Ada lagi satu closure. Sesudah film itu rilis, dipajang di YouTube dan [linknya] disebar lewat WhatsApp, orangtuaku punya teman, dia bilang “terima kasih sudah kasih film anakmu.” Dia ini orang Pasuruan, keluarganya empat orang dibunuh di masa itu dan dia tidak bisa bicara sama seorang pun tentang hal ini karena enggak di-justify. Kayaknya we were on the wrong, that’s why we need to die, to suffer, to get our heads down. Film ini somehow justifying the pain and the injustice yang selama ini enggak bisa diungkapkan.
Jadi buat aku salah satu impact terbesarnya itu, meski mungkin kita belum bisa banyak hal, belum bisa mendesak untuk pengakuan dan segala macam. Tapi ketika itu justifying the pain, humiliation, and injustice that these people feel, itu juga sebuah impact.
Julie : Aku pun terpikir semacam pertanyaan itu, setelah film ini rilis, terus apa? Itu ‘kan semacam pertanyaan kita semua. Mungkin yang paling berhak untuk menjawabnya adalah filmmaker-nya sendiri, juga orang-orang yang diceritakan dalam filmnya atau orang-orang yang merasa punya struggle yang sama. Adakah cerita-cerita lain soal impact ini?

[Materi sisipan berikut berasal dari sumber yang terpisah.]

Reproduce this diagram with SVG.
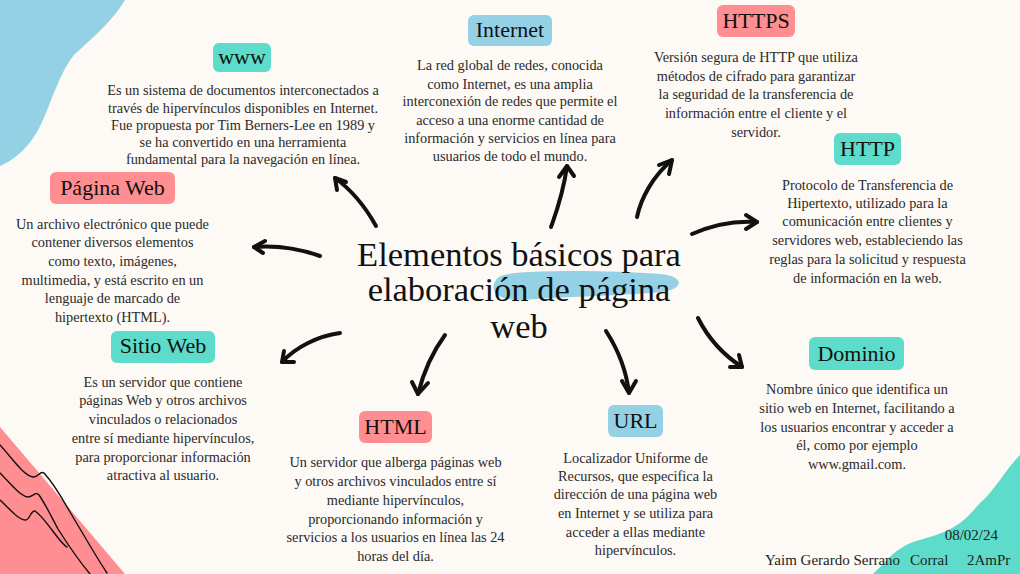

Amel : Di Minikino sendiri, yang datang anak-anak Tionghoa semua. Aku senang mereka datang dan bilang, “Iya, Mbak Amel, aku juga…” ‘kan sebetulnya trauma-trauma ini diturunkan dan menjadi intergenerational trauma. Ketika anak-anak muda yang jauh lebih berani menolak mewarisi ketakutan dari orang tua, mereka mulai mengerti mengapa ayah ibu mereka seperti itu, karena memang ada mesin represinya. Mereka mulai mau menceritakan, itu impact juga, sih.

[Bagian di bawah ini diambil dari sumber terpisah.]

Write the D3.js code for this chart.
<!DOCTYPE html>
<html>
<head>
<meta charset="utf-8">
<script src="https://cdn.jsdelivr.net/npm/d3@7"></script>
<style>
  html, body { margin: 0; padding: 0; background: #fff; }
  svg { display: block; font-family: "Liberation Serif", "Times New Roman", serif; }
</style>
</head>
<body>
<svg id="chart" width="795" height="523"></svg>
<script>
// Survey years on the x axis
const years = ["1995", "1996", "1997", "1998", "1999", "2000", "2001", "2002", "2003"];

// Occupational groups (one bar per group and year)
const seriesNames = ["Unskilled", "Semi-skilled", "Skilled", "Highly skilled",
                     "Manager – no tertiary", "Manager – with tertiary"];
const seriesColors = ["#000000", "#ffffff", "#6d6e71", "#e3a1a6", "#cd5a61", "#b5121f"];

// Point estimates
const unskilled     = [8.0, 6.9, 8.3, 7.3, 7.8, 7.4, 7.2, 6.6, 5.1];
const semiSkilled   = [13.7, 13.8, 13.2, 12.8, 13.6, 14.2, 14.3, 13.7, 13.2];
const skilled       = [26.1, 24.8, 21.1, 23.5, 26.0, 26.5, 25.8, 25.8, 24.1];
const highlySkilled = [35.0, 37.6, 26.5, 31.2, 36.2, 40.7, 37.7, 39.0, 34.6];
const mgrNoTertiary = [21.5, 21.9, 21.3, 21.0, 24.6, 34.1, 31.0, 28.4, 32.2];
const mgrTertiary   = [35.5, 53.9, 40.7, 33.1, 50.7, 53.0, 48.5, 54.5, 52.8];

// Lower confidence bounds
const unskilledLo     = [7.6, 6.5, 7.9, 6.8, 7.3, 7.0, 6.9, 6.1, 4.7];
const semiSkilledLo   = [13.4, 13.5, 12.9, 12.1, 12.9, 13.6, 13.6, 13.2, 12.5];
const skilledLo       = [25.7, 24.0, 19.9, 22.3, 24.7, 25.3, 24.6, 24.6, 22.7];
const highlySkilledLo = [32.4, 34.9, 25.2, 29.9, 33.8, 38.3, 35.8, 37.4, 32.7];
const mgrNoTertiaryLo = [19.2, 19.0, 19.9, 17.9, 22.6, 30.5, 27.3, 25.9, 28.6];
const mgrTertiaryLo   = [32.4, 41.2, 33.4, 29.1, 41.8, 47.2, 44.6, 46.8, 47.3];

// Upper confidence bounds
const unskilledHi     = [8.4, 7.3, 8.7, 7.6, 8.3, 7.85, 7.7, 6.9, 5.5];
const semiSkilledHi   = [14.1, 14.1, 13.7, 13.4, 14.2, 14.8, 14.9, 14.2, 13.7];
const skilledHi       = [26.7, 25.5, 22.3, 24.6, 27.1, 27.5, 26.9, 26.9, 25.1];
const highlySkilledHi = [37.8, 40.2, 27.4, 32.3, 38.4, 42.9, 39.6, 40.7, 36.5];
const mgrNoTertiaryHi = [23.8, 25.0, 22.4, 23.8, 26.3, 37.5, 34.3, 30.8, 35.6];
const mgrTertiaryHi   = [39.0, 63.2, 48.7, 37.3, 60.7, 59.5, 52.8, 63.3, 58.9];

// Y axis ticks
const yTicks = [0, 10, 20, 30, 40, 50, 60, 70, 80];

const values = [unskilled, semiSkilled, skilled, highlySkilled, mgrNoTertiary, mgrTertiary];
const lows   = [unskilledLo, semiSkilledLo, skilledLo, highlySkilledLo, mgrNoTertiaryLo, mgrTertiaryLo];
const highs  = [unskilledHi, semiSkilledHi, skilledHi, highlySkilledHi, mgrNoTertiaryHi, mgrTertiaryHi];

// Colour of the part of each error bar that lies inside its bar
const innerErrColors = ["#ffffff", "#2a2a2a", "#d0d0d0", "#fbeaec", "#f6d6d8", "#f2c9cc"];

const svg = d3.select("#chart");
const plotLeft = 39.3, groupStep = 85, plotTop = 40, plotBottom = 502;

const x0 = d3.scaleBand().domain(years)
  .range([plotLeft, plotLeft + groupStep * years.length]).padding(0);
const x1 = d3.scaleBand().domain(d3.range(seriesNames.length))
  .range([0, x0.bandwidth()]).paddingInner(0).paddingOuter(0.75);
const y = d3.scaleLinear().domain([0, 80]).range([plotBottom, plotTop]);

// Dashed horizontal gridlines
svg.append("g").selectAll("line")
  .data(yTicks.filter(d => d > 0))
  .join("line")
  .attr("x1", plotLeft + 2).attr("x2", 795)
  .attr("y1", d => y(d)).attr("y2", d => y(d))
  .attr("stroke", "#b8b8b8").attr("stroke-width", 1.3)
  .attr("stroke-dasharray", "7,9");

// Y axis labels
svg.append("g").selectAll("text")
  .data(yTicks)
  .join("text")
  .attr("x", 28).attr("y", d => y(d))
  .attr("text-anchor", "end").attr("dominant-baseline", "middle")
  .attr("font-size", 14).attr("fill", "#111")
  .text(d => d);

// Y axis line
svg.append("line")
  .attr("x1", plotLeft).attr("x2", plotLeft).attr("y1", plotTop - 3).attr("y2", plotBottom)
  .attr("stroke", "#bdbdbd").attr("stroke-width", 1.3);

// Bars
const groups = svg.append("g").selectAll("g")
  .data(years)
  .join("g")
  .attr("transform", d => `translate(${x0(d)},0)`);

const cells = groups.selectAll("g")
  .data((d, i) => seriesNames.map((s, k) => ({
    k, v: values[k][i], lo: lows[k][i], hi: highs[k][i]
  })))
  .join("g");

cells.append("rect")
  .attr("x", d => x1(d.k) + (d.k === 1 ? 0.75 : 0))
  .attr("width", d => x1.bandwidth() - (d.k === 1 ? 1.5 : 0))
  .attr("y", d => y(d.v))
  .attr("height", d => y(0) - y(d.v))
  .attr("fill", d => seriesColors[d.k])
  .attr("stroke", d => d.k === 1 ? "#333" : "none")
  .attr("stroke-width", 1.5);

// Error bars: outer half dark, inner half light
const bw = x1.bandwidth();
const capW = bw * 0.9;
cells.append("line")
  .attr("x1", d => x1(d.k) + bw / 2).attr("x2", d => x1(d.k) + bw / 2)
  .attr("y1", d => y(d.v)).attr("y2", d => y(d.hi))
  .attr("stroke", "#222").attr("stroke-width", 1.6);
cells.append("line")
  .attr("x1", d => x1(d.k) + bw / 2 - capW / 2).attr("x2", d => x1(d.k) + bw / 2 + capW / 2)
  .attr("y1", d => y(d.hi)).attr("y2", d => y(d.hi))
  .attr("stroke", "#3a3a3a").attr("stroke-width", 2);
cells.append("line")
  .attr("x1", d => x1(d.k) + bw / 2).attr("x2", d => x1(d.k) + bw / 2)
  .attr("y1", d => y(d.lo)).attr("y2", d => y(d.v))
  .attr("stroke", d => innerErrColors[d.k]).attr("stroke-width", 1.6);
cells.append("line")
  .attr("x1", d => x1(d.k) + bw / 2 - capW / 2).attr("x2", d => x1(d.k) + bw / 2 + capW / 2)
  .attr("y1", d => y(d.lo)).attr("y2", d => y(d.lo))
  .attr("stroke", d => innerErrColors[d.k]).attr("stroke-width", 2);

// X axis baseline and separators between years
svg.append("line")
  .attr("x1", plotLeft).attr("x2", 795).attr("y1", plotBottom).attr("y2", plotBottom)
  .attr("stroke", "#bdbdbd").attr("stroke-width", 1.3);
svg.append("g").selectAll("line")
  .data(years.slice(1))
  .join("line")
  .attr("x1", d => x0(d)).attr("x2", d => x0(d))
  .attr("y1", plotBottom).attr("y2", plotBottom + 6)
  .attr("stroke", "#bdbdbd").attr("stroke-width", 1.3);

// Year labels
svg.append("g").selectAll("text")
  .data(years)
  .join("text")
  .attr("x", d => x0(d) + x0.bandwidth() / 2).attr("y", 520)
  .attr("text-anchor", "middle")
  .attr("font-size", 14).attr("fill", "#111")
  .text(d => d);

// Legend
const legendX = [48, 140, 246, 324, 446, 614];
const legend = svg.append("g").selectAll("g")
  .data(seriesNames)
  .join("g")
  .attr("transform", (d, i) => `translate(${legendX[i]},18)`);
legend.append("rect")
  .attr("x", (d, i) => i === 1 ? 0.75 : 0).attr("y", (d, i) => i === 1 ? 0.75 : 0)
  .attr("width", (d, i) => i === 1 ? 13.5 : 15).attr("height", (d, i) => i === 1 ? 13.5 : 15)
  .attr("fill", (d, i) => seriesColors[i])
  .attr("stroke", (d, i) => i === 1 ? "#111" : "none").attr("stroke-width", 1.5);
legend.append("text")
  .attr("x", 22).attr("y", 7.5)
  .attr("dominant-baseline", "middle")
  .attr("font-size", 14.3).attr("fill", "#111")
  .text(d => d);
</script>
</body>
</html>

Julie : Menyoal impact, aku juga ingin tahu. Tidak perlu dijawab detail, tapi orang-orang yang terkait dengan cerita itu, keadaan mereka bagaimana? Apakah mereka dalam keadaan aman setelah [filmnya] rilis?
Amel : Aman. Mungkin filmnya kurang ngetop, kurang viral. Enggak membuka tembakan, jadi enggak pernah ditembak. Tapi tujuan kita ‘kan bukan untuk ditembak.
Julie : Mungkin itu indikator yang baik, ya. Kalau kita bikin film terus pihak yang kita “filmkan” jadi terdampak buruk well-being atau kondisi materialnya, posisi kita sebagai filmmaker seperti apa, dong. Jadi itu indikator yang oke, dan aku kepingin tanya keadaan mereka aja.
Amel : Saat rilis dan diputar di kalangan non-Tionghoa, ada satu pertanyaan. “Apakah orang-orang Tionghoa juga tidak melakukan diskriminasi yang sama pada orang lain?” Ini menurutku pertanyaan bagus. Ya, all my life I’ve seen this, over and over and over. Aku juga melihat orang Tionghoa mendiskriminasi. Tapi diskriminasi itu akan melahirkan diskriminasi, maka itu sebagai orang Tionghoa aku mau putus [rantai] ini. Jadi aku harus mau duluan berani non-diskriminatif. [Lagipula] tingkatan diskriminasinya beda, yang melakukan ini adalah negara—dengan skala, pendanaan, dan impact yang jauh lebih besar. Tapi aku memang sebetulnya setuju bahwa tidak ada diskriminasi yang bisa dibenarkan.